Nada, el muy desgraciado lo siguió ignorando.

— Aesop... — tirito con rabia y furioso. Sosteniéndose del borde de la camisa ajena. Más que molesto y a punto de llorar — ¡Unas galletas son más importantes para ti que yo! — gritó con molestia mientras le soltaba con indignación y se giraba sobre sus talones dispuesto a hacerle pagar por su osadía.

No se le fue permitido.

Unas fuertes manos le tomaron por la cintura levantándole del suelo. Tan pronto como le hacían girarse apegandose al ajeno.

La gota que derramó el vaso. Se podría decir.

— ¡Déjame en paz!,¡Tu-!¡Tonto! — lloriqueo enfurecido tratando de alejarse del ojigris. Pero para su desgracia y desventaja, este era más fuerte que él.

Aunque jamás más astuto.

— ya ya, calmate...no es para tanto — le atrajo más, haciéndole enojar cada vez un poco por encima de lo que podía. ¿Como se podía sentir tanta rabia? — cariño — canturreo mientras se negaba a mirarle con el ceño fruncido. No cedería — Kitty — le miró con rabia, eso sí lo provocó.

Tal vez abuso un poco de que, siempre llevaba zapatos con tacón. ¿Pero que importaba? Estaba jodidamente enfurecido.

Le piso con fuerza, haciendo que le soltase y se quejará de dolor. Pero como el muy ruin y malvado que era se empezó a reír.

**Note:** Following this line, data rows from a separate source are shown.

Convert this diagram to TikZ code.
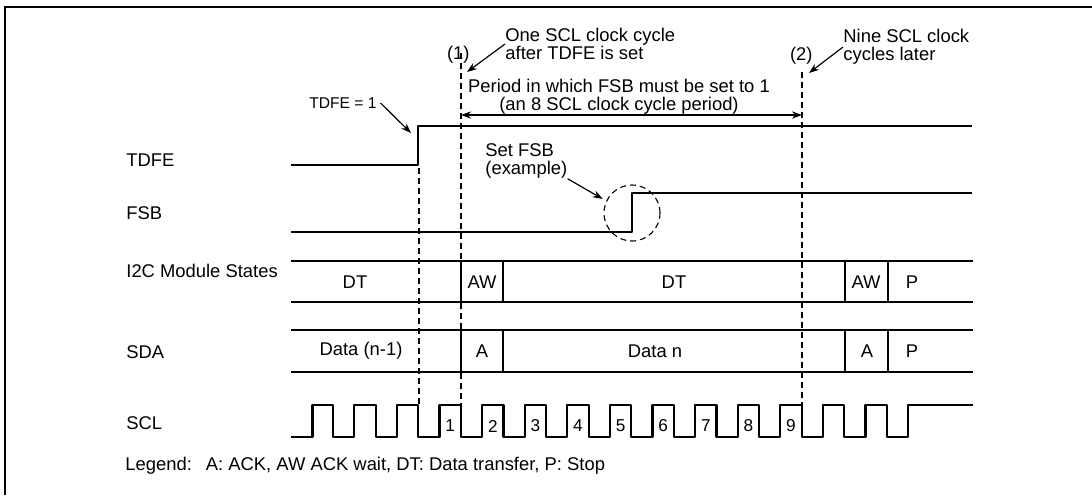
\documentclass[tikz,border=0pt]{standalone}
\usepackage{fontspec}
\setmainfont{Liberation Sans}
\usetikzlibrary{arrows.meta,positioning}

\begin{document}
\begin{tikzpicture}[x=0.5pt, y=-0.5pt,
  sig/.style={line width=1.1pt, line join=round},
  guide/.style={line width=0.55pt, dash pattern=on 3pt off 2pt},
  lbl/.style={font=\fontsize{9.2}{9}\selectfont, inner sep=0pt},
  note/.style={font=\fontsize{7.8}{9}\selectfont, inner sep=0pt},
  num/.style={font=\fontsize{8.6}{9}\selectfont, inner sep=0pt},
  arr/.style={-{Stealth[length=5pt,width=3.6pt]}, line width=0.6pt},
  dbl/.style={{Stealth[length=5pt,width=3.6pt]}-{Stealth[length=5pt,width=3.6pt]}, line width=0.6pt}]
  \useasboundingbox (0,0) rectangle (1092,495);
  \draw[line width=1pt] (5.2,495) -- (5.2,7) -- (1092,7);

  % signal names
  \node[lbl, anchor=west] (tdfe) at (126,160) {TDFE};
  \node[lbl, anchor=west] (fsb) at (126,213) {FSB};
  \node[lbl, anchor=west] (i2c) at (126,271) {I2C Module States};
  \node[lbl, anchor=west] (sda) at (126,352) {SDA};
  \node[lbl, anchor=west] (scl) at (126,423) {SCL};

  % guides
  \draw[guide] (419,168) -- (419,405);
  \draw[guide] (461,53) -- (461,405);
  \draw[guide] (802,72) -- (802,405);

  % waveforms
  \draw[sig] (291,165) -- (418.2,165) -- (418.2,126) -- (972,126);
  \draw[sig] (291,232) -- (632,232) -- (632,193) -- (972,193);
  \foreach \t/\b in {261/302, 330/372} {
    \draw[sig] (291,\t) -- (973,\t) (291,\b) -- (973,\b);
    \foreach \x in {461,503,845,888} \draw[sig] (\x,\t) -- (\x,\b);
  }
  \draw[sig] (291,437) -- (312.4,437) -- (312.4,405)
    \foreach \i in {0,...,13} { -- ({333+42.6*\i},405) -- ({333+42.6*\i},437)
      -- ({354.3+42.6*\i},437) -- ({354.3+42.6*\i},405) }
    -- (973,405);
  \foreach \n in {1,...,9}
    \node[num] (clk\n) at ({407.6+42.6*\n},426) {\n};

  % states
  \node[lbl] (st1) at (355,282) {DT};
  \node[lbl] (st2) at (482,282) {AW};
  \node[lbl] (st3) at (674,282) {DT};
  \node[lbl] (st4) at (866,282) {AW};
  \node[lbl] (st5) at (912,282) {P};
  \node[lbl] (sd1) at (361,351) {Data (n-1)};
  \node[lbl] (sd2) at (482,351) {A};
  \node[lbl] (sd3) at (655,351) {Data n};
  \node[lbl] (sd4) at (867,351) {A};
  \node[lbl] (sd5) at (912,351) {P};

  % notes
  \node[note, outer sep=2pt] (tdfeset) at (343,103) {TDFE = 1};
  \coordinate (tdfetip) at (411,133);
  \draw[arr] (tdfeset.east) -- (tdfetip);
  \node[lbl, align=left, anchor=west] (onescl) at (505,44) {One SCL clock cycle\\after TDFE is set};
  \node[lbl, anchor=base east] (cyc1) at ([xshift=-17.5pt]onescl.base west) {(1)};
  \coordinate (tip1) at (467,72);
  \draw[arr] (onescl.west) -- (tip1);
  \node[lbl, align=left, anchor=west] (nine) at (843,47) {Nine SCL clock\\cycles later};
  \node[lbl, anchor=base east] (cyc2) at ([xshift=-15pt]nine.base west) {(2)};
  \coordinate (tip2) at (809,73);
  \draw[arr] (nine.west) -- (tip2);
  \node[lbl, align=center] (period) at (619,97) {Period in which FSB must be set to 1\\(an 8 SCL clock cycle period)};
  \coordinate (per1) at (461,115);
  \coordinate (per2) at (802,115);
  \draw[dbl] (per1) -- (per2);
  \node[lbl, align=left, anchor=west] (setfsb) at (485,161) {Set FSB\\(example)};
  \node[draw, guide, circle, minimum size=28pt, inner sep=0pt] (ring) at (632,213) {};
  \draw[arr, shorten >=2pt] (setfsb.south east) -- (ring.155);

  \node[lbl, anchor=west] (legend) at (125,466) {Legend:\hspace{7pt}A: ACK, AW ACK wait, DT: Data transfer, P: Stop};
\end{tikzpicture}
\end{document}
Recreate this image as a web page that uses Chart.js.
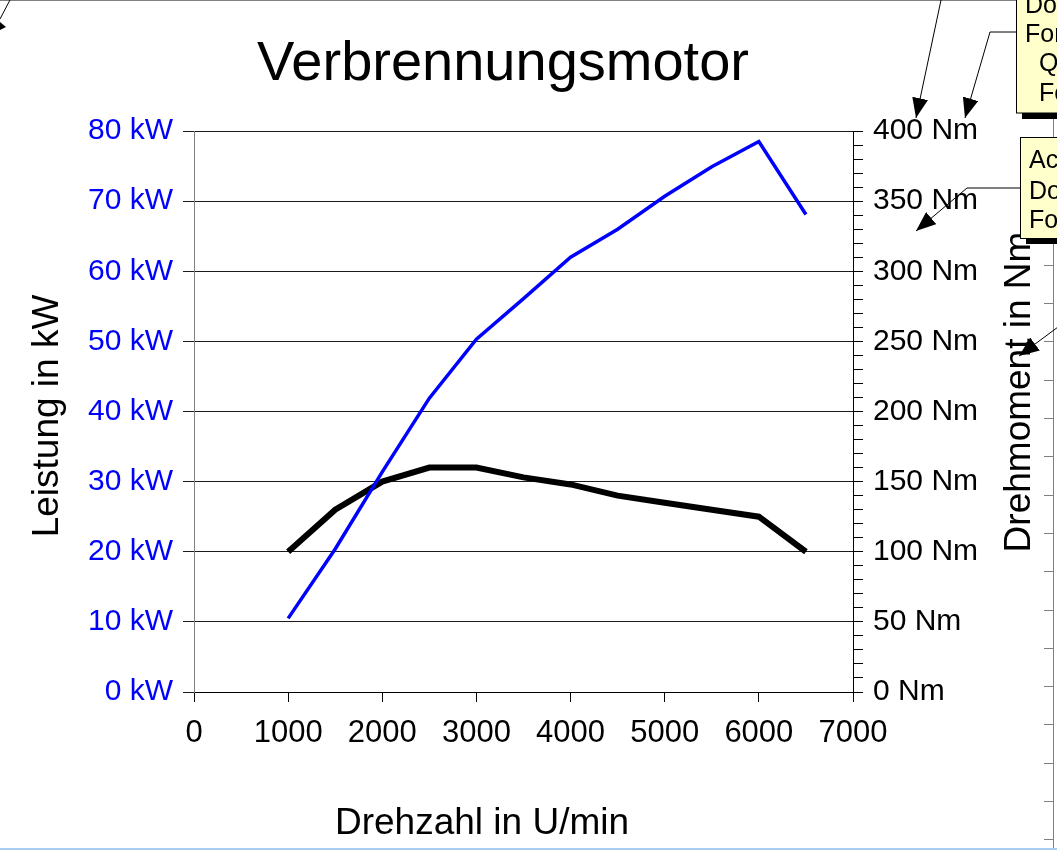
<!DOCTYPE html>
<html>
<head>
<meta charset="utf-8">
<script src="https://cdn.jsdelivr.net/npm/chart.js@4"></script>
<style>
  html, body { margin: 0; padding: 0; background: #fff; }
  #wrap { position: relative; width: 1057px; height: 850px; overflow: hidden; }
  #chart, #deco { position: absolute; left: 0; top: 0; }
</style>
</head>
<body>
<div id="wrap">
  <canvas id="chart" width="1057" height="850"></canvas>
  <svg id="deco" width="1057" height="850" font-family="Liberation Sans, Arial, sans-serif">
    <defs>
      <marker id="pfeil" viewBox="0 0 20 16" refX="20" refY="8" markerWidth="20" markerHeight="16"
              markerUnits="userSpaceOnUse" orient="auto">
        <path d="M0,0 L20,8 L0,16 z" fill="#000"/>
      </marker>
    </defs>
    <line x1="0" y1="0.5" x2="1057" y2="0.5" stroke="#808080"/>
    <line x1="0" y1="849" x2="1057" y2="849" stroke="#a9cbee" stroke-width="2"/>
    <g id="lineal" stroke="#808080">
      <line x1="1053.5" y1="0" x2="1053.5" y2="848"/>
    </g>

    <line x1="941" y1="0" x2="916" y2="118" stroke="#000" marker-end="url(#pfeil)"/>
    <polyline points="1016,32 990,32 965,118" fill="none" stroke="#000" marker-end="url(#pfeil)"/>
    <polyline points="1020,188 967,188 916,231" fill="none" stroke="#000" marker-end="url(#pfeil)"/>
    <line x1="1058" y1="327" x2="1019" y2="356" stroke="#000" marker-end="url(#pfeil)"/>
    <line x1="10" y1="0" x2="0" y2="19" stroke="#000"/>
    <path d="M0,22 L6,27 L0,30 z" fill="#000"/>

    <rect x="1022" y="-4" width="60" height="123" fill="#000"/>
    <rect x="1016.5" y="-10" width="60" height="123" fill="#ffffcc" stroke="#000"/>
    <g font-size="25" fill="#000">
      <text x="1025" y="13">Do</text>
      <text x="1025" y="42">For</text>
      <text x="1039" y="71">Q</text>
      <text x="1039" y="101">Fo</text>
    </g>

    <rect x="1026" y="143" width="60" height="101" fill="#000"/>
    <rect x="1020.5" y="137.5" width="60" height="101" fill="#ffffcc" stroke="#000"/>
    <g font-size="25" fill="#000">
      <text x="1029" y="168">Ac</text>
      <text x="1029" y="199">Do</text>
      <text x="1029" y="228">Fo</text>
    </g>
  </svg>
</div>
<script>
const drehzahl = [1000, 1500, 2000, 2500, 3000, 3500, 4000, 4500, 5000, 5500, 6000, 6500];
const leistung = [10.5, 20.4, 31.4, 41.9, 50.3, 56.1, 62.0, 66.0, 70.7, 74.9, 78.5, 68.1];
const drehmoment = [100, 130, 150, 160, 160, 153, 148, 140, 135, 130, 125, 100];

const drehzahlTicks = [0, 1000, 2000, 3000, 4000, 5000, 6000, 7000];
const leistungTicks = [0, 10, 20, 30, 40, 50, 60, 70, 80];
const drehmomentTicks = [0, 10, 20, 30, 40, 50, 60, 70, 80, 90, 100, 110, 120, 130, 140, 150,
  160, 170, 180, 190, 200, 210, 220, 230, 240, 250, 260, 270, 280, 290, 300, 310, 320, 330,
  340, 350, 360, 370, 380, 390, 400];
const drehmomentLabels = [0, 50, 100, 150, 200, 250, 300, 350, 400];

const titel = "Verbrennungsmotor";
const xTitel = "Drehzahl in U/min";
const yTitel = "Leistung in kW";
const y2Titel = "Drehmoment in Nm";

const FONT = '"Liberation Sans", Arial, sans-serif';

// ruler marks on the right edge of the screenshot
const lineal = document.getElementById("lineal");
for (let y = 35; y < 848; y += 38.3) {
    const t = document.createElementNS("http://www.w3.org/2000/svg", "line");
    t.setAttribute("x1", 1044);
    t.setAttribute("x2", 1053);
    t.setAttribute("y1", Math.round(y) + 0.5);
    t.setAttribute("y2", Math.round(y) + 0.5);
    lineal.appendChild(t);
}

const texte = {
    id: "texte",
    afterDraw(chart) {
        const ctx = chart.ctx;
        const area = chart.chartArea;
        ctx.save();
        ctx.fillStyle = "#000";
        ctx.textAlign = "center";
        ctx.textBaseline = "middle";

        ctx.font = `56px ${FONT}`;
        ctx.fillText(titel, 503, area.top - 66);

        ctx.font = `37px ${FONT}`;
        ctx.fillText(xTitel, 482, area.bottom + 132);

        ctx.save();
        ctx.translate(48, 416);
        ctx.rotate(-Math.PI / 2);
        ctx.fillText(yTitel, 0, 0);
        ctx.restore();

        ctx.save();
        ctx.translate(1020, 392);
        ctx.rotate(-Math.PI / 2);
        ctx.fillText(y2Titel, 0, 0);
        ctx.restore();

        ctx.restore();
    }
};

function setTicks(values) {
    return (scale) => {
        scale.ticks = values.map((v) => ({ value: v }));
    };
}

new Chart(document.getElementById("chart"), {
    type: "line",
    data: {
        datasets: [
            {
                label: "Leistung",
                data: drehzahl.map((n, i) => ({ x: n, y: leistung[i] })),
                borderColor: "#0000ff",
                borderWidth: 3.5,
                pointRadius: 0,
                tension: 0,
                yAxisID: "y"
            },
            {
                label: "Drehmoment",
                data: drehzahl.map((n, i) => ({ x: n, y: drehmoment[i] })),
                borderColor: "#000000",
                borderWidth: 6,
                pointRadius: 0,
                tension: 0,
                yAxisID: "y2"
            }
        ]
    },
    options: {
        responsive: false,
        animation: false,
        layout: { padding: { top: 131, left: 0, right: 0, bottom: 0 } },
        plugins: {
            legend: { display: false },
            tooltip: { enabled: false }
        },
        scales: {
            x: {
                type: "linear",
                min: 0,
                max: 7000,
                afterBuildTicks: setTicks(drehzahlTicks),
                afterFit: (scale) => { scale.height = 158; },
                grid: { drawOnChartArea: false, color: "#000", tickLength: 10 },
                border: { color: "#000" },
                ticks: {
                    color: "#000",
                    font: { family: FONT, size: 31 },
                    padding: 13,
                    maxRotation: 0,
                    autoSkip: false,
                    callback: (v) => String(v)
                }
            },
            y: {
                position: "left",
                min: 0,
                max: 80,
                afterBuildTicks: setTicks(leistungTicks),
                afterFit: (scale) => { scale.width = 194; },
                grid: { color: "#1a1a1a", tickLength: 11 },
                border: { color: "#808080" },
                ticks: {
                    color: "#0000ff",
                    font: { family: FONT, size: 30 },
                    padding: 10,
                    autoSkip: false,
                    callback: (v) => `${v} kW`
                }
            },
            y2: {
                position: "right",
                min: 0,
                max: 400,
                afterBuildTicks: setTicks(drehmomentTicks),
                afterFit: (scale) => { scale.width = 204; },
                grid: { drawOnChartArea: false, color: "#000", tickLength: 10 },
                border: { color: "#000" },
                ticks: {
                    color: "#000",
                    font: { family: FONT, size: 30 },
                    padding: 10,
                    autoSkip: false,
                    callback: (v) => drehmomentLabels.includes(v) ? `${v} Nm` : ""
                }
            }
        }
    },
    plugins: [texte]
});
</script>
</body>
</html>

Se dispuso a marcharse de la cocina con toda su indignación. Pero al muy tonto de su pareja realmente le gustaba provocar.

Tan pronto como trato de escapar, fue atrapado. Pero he allí el punto.

¿Quién dijo que se la dejaría fácil?

Se giró para encararlo con disgusto. Sin contar con que la baldosa del suelo era resbaladiza y podría estamparse contra la superficie de cerámica. Arrastró a Aesop consigo y este a las galletas. Dejando caer la bandeja.

El eco hizo el favor de hacer el estruendo más alto.

Enrojeció por completo, entre pequeños quejidos y lloriqueos mientras se escondía en el pecho de su pareja, avergonzado y con evidente dolor.

Ese día se había torcido por primera vez en 27 años el tobillo.

Fue tratado y medicado, obligado a quedarse en su habitación con un Carl Aesop muy preocupado y arrepentido que siempre le ayudaba y le traía de comer.

Se lo había ganado por curioso...pero no sé rendiría.

Intento uno, ver si se sacaba los guantes al cocinar, fallido.